[Start]

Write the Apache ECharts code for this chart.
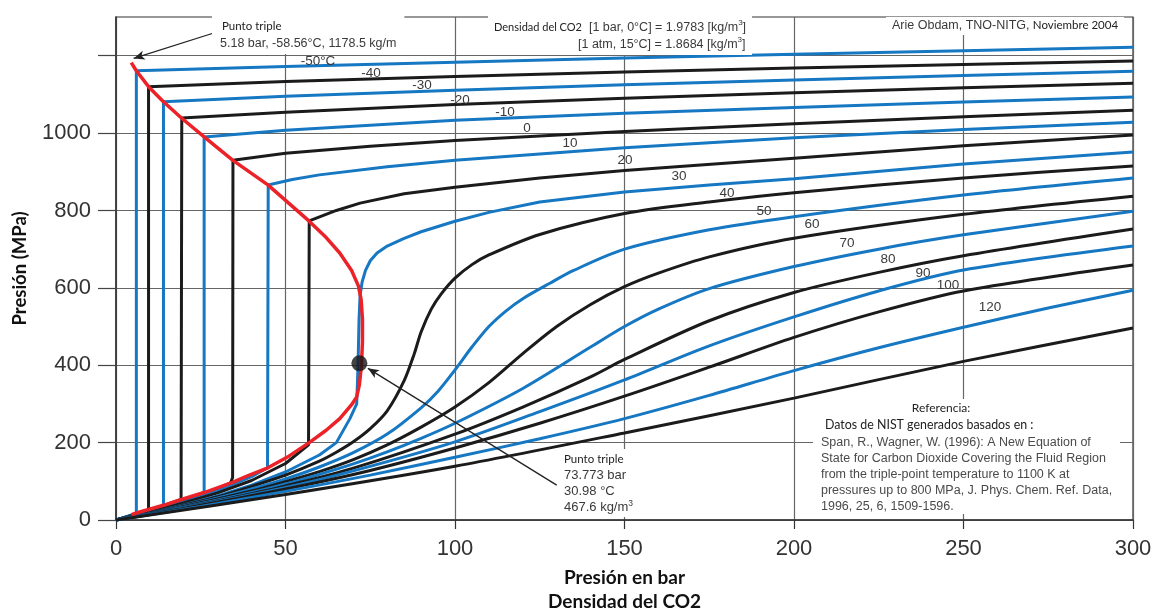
<!DOCTYPE html>
<html><head><meta charset="utf-8">
<script src="https://cdn.jsdelivr.net/npm/echarts@6/dist/echarts.min.js"></script>
<style>html,body{margin:0;padding:0;background:#fff}#c{width:1156px;height:611px}</style>
</head><body><div id="c"></div>
<script>
// ---- tick labels ----
const xTicks = [0, 50, 100, 150, 200, 250, 300];
const yTicks = [0, 200, 400, 600, 800, 1000];
const yTickMarks = [0, 200, 400, 600, 800, 1000, 1200];

// ---- isotherm labels (°C) ----
const isoLabels = ['-50°C','-40','-30','-20','-10','0','10','20','30','40','50','60','70','80','90','100','120',''];

// ---- isotherms: [pressure bar, density kg/m3] ----
const isoM50 = [[0,0],[2,5.5],[4,11.5],[6.0,18],[6.0,1161],[50,1172],[100,1183],[150,1194],[200,1204],[250,1213],[300,1222]];
const isoM40 = [[0,0],[3,8],[6,16],[9.6,27],[9.6,1120],[50,1133],[100,1146],[150,1158],[200,1168],[250,1177],[300,1186]];
const isoM30 = [[0,0],[5,12.5],[10,26],[14,38],[14,1081],[50,1095],[100,1111],[150,1125],[200,1137],[250,1149],[300,1160]];
const isoM20 = [[0,0],[5,12],[10,26],[15,40],[19.2,53],[19.4,1039],[50,1054],[100,1074],[150,1090],[200,1104],[250,1117],[300,1129]];
const isoM10 = [[0,0],[5,11.5],[10,24],[15,38],[20,52],[26,71],[26,990],[50,1007],[100,1033],[150,1051],[200,1066],[250,1080],[300,1093]];
const iso0   = [[0,0],[10,23],[20,49],[30,81],[33.8,96],[34.4,110],[34.5,930],[50,948],[75,966],[100,981],[150,1004],[200,1024],[250,1042],[300,1059]];
const iso10  = [[0,0],[10,22],[20,46],[30,75],[40,112],[44.7,135],[44.9,866],[52,880],[60,892],[80,913],[100,930],[150,962],[200,988],[250,1009],[300,1028]];
const iso20  = [[0,0],[10,21],[20,44],[30,70],[40,102],[50,146],[56.8,194],[57,773],[65,800],[72,819],[85,843],[100,860],[125,884],[150,903],[200,935],[250,967],[300,995]];
const iso30  = [[0,0],[10,18.5],[20,39],[30,62],[40,90],[50,124],[60,168],[65,200],[69,262],[71,300],[71.4,400],[71.7,520],[72,580],[72.6,615],[73.6,645],[75,670],[77,690],[80,708],[85,728],[90,745],[100,772],[110,795],[125,822],[150,848],[175,866],[200,882],[250,920],[300,951]];
const iso40  = [[0,0],[10,18],[20,38],[30,60],[40,87],[50,116],[60,152],[65,175],[70,202],[75,236],[80,282],[85,360],[88,430],[90,486],[93,545],[96,585],[100,625],[105,660],[110,685],[125,738],[150,792],[175,822],[200,846],[250,884],[300,915]];
const iso50  = [[0,0],[10,17],[20,36],[30,57],[40,80],[50,106],[60,137],[70,174],[80,222],[90,290],[95,333],[100,388],[105,447],[110,500],[115,540],[120,572],[128,612],[135,645],[150,700],[175,750],[200,784],[250,840],[300,884]];
const iso60  = [[0,0],[20,35],[40,75],[50,99],[60,125],[70,156],[80,194],[90,240],[100,292],[110,355],[120,430],[130,500],[140,557],[150,603],[160,638],[175,680],[200,728],[250,790],[300,837]];
const iso70  = [[0,0],[20,33],[40,71],[50,93],[60,118],[70,145],[80,176],[90,211],[100,250],[120,340],[140,447],[150,500],[160,545],[175,598],[200,655],[225,700],[250,737],[300,798]];
const iso80  = [[0,0],[20,32],[40,68],[50,88],[70,134],[100,222],[120,292],[140,370],[150,415],[175,515],[200,588],[225,640],[250,683],[300,752]];
const iso90  = [[0,0],[20,31],[50,84],[70,127],[100,202],[125,280],[150,362],[175,450],[200,525],[225,592],[250,646],[300,708]];
const iso100 = [[0,0],[20,30],[50,80],[75,128],[100,186],[125,250],[150,320],[175,395],[200,472],[225,538],[250,592],[300,659]];
const iso120 = [[0,0],[25,35],[50,74],[75,116],[100,162],[125,210],[150,262],[175,322],[200,386],[225,445],[250,498],[275,548],[300,594]];
const iso150 = [[0,0],[50,66],[100,139],[150,225],[200,315],[250,410],[300,496]];

const isotherms = [isoM50, isoM40, isoM30, isoM20, isoM10, iso0, iso10, iso20, iso30, iso40, iso50, iso60, iso70, iso80, iso90, iso100, iso120, iso150];
const isoNames = ['-50','-40','-30','-20','-10','0','10','20','30','40','50','60','70','80','90','100','120','150'];

// ---- saturation curve (liquid branch, critical region, vapour branch) ----
const saturation = [[4.5,1182],[6.0,1161],[9.6,1120],[14.0,1081],[19.3,1039],[26,990],[34.4,930],[44.8,866],[56.9,773],[62,730],[66,690],[69.5,645],[71.5,605],[72.3,570],[72.7,520],[72.7,460],[72.4,400],[71.8,350],[71,318],[69.5,298],[66,262],[62,232],[57,200],[51,165],[44.8,135],[39,115],[34.4,97],[26,71],[19.3,53],[14,38],[9.6,27],[6,18],[4.6,14]];
const criticalPoint = [[71.8, 405]];

// ---- arrows (data coordinates) ----
const arrowTriple = [[28.6, 1258], [5.2, 1193]];
const arrowCritical = [[130, 90], [74.3, 392]];

const BLUE = '#1677c2', BLACK = '#1b1b1b', RED = '#ec2229';
const GRID = '#666';

const series = isotherms.map((d, i) => ({
  name: isoNames[i], type: 'line', data: d, showSymbol: false, symbol: 'none',
  lineStyle: { color: i % 2 === 0 ? BLUE : BLACK, width: 3 },
  smooth: i >= 9 ? 0.3 : false,
  z: 2, silent: true, animation: false
}));
series.push({
  name: 'sat', type: 'line', data: saturation, showSymbol: false, symbol: 'none',
  lineStyle: { color: RED, width: 3.5 }, z: 3, silent: true, animation: false
});
series.push({
  name: 'crit', type: 'scatter', data: criticalPoint, symbolSize: 16,
  itemStyle: { color: '#151515' }, z: 4, silent: true, animation: false,
  markLine: {
    silent: true, animation: false, symbol: ['none', 'arrow'], symbolSize: [7, 11],
    label: { show: false },
    lineStyle: { color: '#222', width: 1.3, type: 'solid' },
    data: [
      [{ coord: arrowTriple[0] }, { coord: arrowTriple[1] }],
      [{ coord: arrowCritical[0] }, { coord: arrowCritical[1] }]
    ]
  }
});

const SANS = '"Liberation Sans", Arial, sans-serif';
const CAL = 'Lato, "Open Sans", sans-serif';
const TXT = '#3a3a3a';

// isotherm label pixel placements
const labelPos = [[318,61],[371,73],[422,85],[460,100],[505,112],[527,128],[570,143],[625,160],[679,176],[727,193],[764,211],[812,224],[847,243],[888,259],[923,273],[948,285],[990,307]];
const graphics = [];
labelPos.forEach((p, i) => {
  graphics.push({ type: 'text', x: p[0], y: p[1], z: 50,
    style: { text: isoLabels[i], font: '13.5px ' + SANS, fill: TXT, align: 'center', verticalAlign: 'middle' } });
});
// top-left triple point note
graphics.push({ type: 'text', x: 212, y: 16, z: 50, style: {
  text: '{a|Punto triple}\n{b|5.18 bar, -58.56°C, 1178.5 kg/m}', backgroundColor: '#fff', padding: [2, 8, 2, 8],
  rich: { a: { fontFamily: CAL, fontSize: 11.5, fill: '#222', lineHeight: 17, padding: [0,0,0,2] }, b: { fontFamily: SANS, fontSize: 12.5, fill: TXT, lineHeight: 17 } } } });
// top centre density note
graphics.push({ type: 'text', x: 488, y: 16, z: 50, style: {
  text: '{a|Densidad del CO2}{b|  [1 bar, 0°C] = 1.9783 [kg/m}{s|3}{b|]}\n{p|}{b|[1 atm, 15°C] = 1.8684 [kg/m}{s|3}{b|]}',
  backgroundColor: '#fff', padding: [3, 6, 2, 6],
  rich: { a: { fontFamily: CAL, fontSize: 11, fill: '#222', lineHeight: 17 },
          b: { fontFamily: SANS, fontSize: 12.5, fill: TXT, lineHeight: 17 },
          s: { fontFamily: SANS, fontSize: 8, fill: TXT, verticalAlign: 'top', lineHeight: 17 },
          p: { width: 84, lineHeight: 17 } } } });
// top right author note
graphics.push({ type: 'text', x: 886, y: 17, z: 50, style: {
  text: '{b|Arie Obdam, TNO-NITG,} {a|Noviembre 2004}', backgroundColor: '#fff', padding: [2, 6, 3, 6],
  rich: { a: { fontFamily: CAL, fontSize: 11.5, fill: '#222' }, b: { fontFamily: SANS, fontSize: 12.5, fill: TXT } } } });
// critical point note
graphics.push({ type: 'text', x: 558, y: 449, z: 50, style: {
  text: '{a|Punto triple}\n{b|73.773 bar}\n{b|30.98 °C}\n{b|467.6 kg/m}{s|3}', backgroundColor: '#fff', padding: [2, 6, 2, 6],
  rich: { a: { fontFamily: CAL, fontSize: 11.5, fill: '#222', lineHeight: 16 },
          b: { fontFamily: SANS, fontSize: 13, fill: TXT, lineHeight: 16 },
          s: { fontFamily: SANS, fontSize: 8.5, fill: TXT, verticalAlign: 'top', lineHeight: 16 } } } });
// reference box
graphics.push({ type: 'rect', z: 49, shape: { x: 813, y: 399, width: 307, height: 115 }, style: { fill: '#fff' } });
graphics.push({ type: 'text', x: 941, y: 408, z: 50, style: { text: 'Referencia:', font: '12px ' + CAL, fill: '#222', align: 'center', verticalAlign: 'middle' } });
graphics.push({ type: 'text', x: 825, y: 425, z: 50, style: { text: 'Datos de NIST generados basados en :', font: '12.4px ' + CAL, fill: '#222', verticalAlign: 'middle' } });
const refLines = ['Span, R., Wagner, W. (1996): A New Equation of', 'State for Carbon Dioxide Covering the Fluid Region', 'from the triple-point temperature to 1100 K at', 'pressures up to 800 MPa, J. Phys. Chem. Ref. Data,', '1996, 25, 6, 1509-1596.'];
refLines.forEach((t, i) => {
  graphics.push({ type: 'text', x: 821, y: 443 + i * 15.8, z: 50, style: { text: t, font: '12.5px ' + SANS, fill: '#4a4a4a', verticalAlign: 'middle' } });
});

const chart = echarts.init(document.getElementById('c'), null, { renderer: 'canvas' });
chart.setOption({
  animation: false,
  backgroundColor: '#fff',
  grid: { left: 116, right: 23, top: 17, bottom: 91, show: true, borderColor: '#333', borderWidth: 1.2, containLabel: false, outerBoundsMode: 'none' },
  xAxis: {
    type: 'value', min: 0, max: 300, interval: 25,
    name: 'Presión en bar\nDensidad del CO2', nameLocation: 'middle', nameGap: 46,
    nameTextStyle: { fontFamily: CAL, fontWeight: 'bold', fontSize: 19, color: '#111', lineHeight: 24, verticalAlign: 'top' },
    axisLine: { show: true, lineStyle: { color: '#333', width: 1.5 } },
    axisTick: { show: true, customValues: xTicks, length: 9, inside: false, lineStyle: { color: '#333', width: 1.2 } },
    axisLabel: { customValues: xTicks, formatter: v => String(v), fontFamily: SANS, fontSize: 22, color: '#333', margin: 18 },
    splitLine: { show: true, lineStyle: { color: GRID, width: 1.2 } }
  },
  yAxis: {
    type: 'value', min: 0, max: 1300, interval: 100,
    name: 'Presión (MPa)', nameLocation: 'middle', nameGap: 86, nameRotate: 90,
    nameTextStyle: { fontFamily: CAL, fontWeight: 'bold', fontSize: 18.5, color: '#111' },
    axisLine: { show: true, lineStyle: { color: '#333', width: 1.5 } },
    axisTick: { show: true, customValues: yTickMarks, length: 18, lineStyle: { color: '#444', width: 1.2 } },
    axisLabel: { customValues: yTicks, formatter: v => String(v), fontFamily: SANS, fontSize: 22, color: '#333', margin: 25 },
    splitLine: { show: true, lineStyle: { color: GRID, width: 1.2 } }
  },
  series: series,
  graphic: graphics
});
</script></body></html>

[End]

● Work to complete
Pictures excluded, repeat exactly the lines from the top of the material through the line with "const yTickMarks = [0, 200, 400, 600, 800, 1000, 1200];", including both of those lines.

● Task answer
Write the Apache ECharts code for this chart.
<!DOCTYPE html>
<html><head><meta charset="utf-8">
<script src="https://cdn.jsdelivr.net/npm/echarts@6/dist/echarts.min.js"></script>
<style>html,body{margin:0;padding:0;background:#fff}#c{width:1156px;height:611px}</style>
</head><body><div id="c"></div>
<script>
// ---- tick labels ----
const xTicks = [0, 50, 100, 150, 200, 250, 300];
const yTicks = [0, 200, 400, 600, 800, 1000];
const yTickMarks = [0, 200, 400, 600, 800, 1000, 1200];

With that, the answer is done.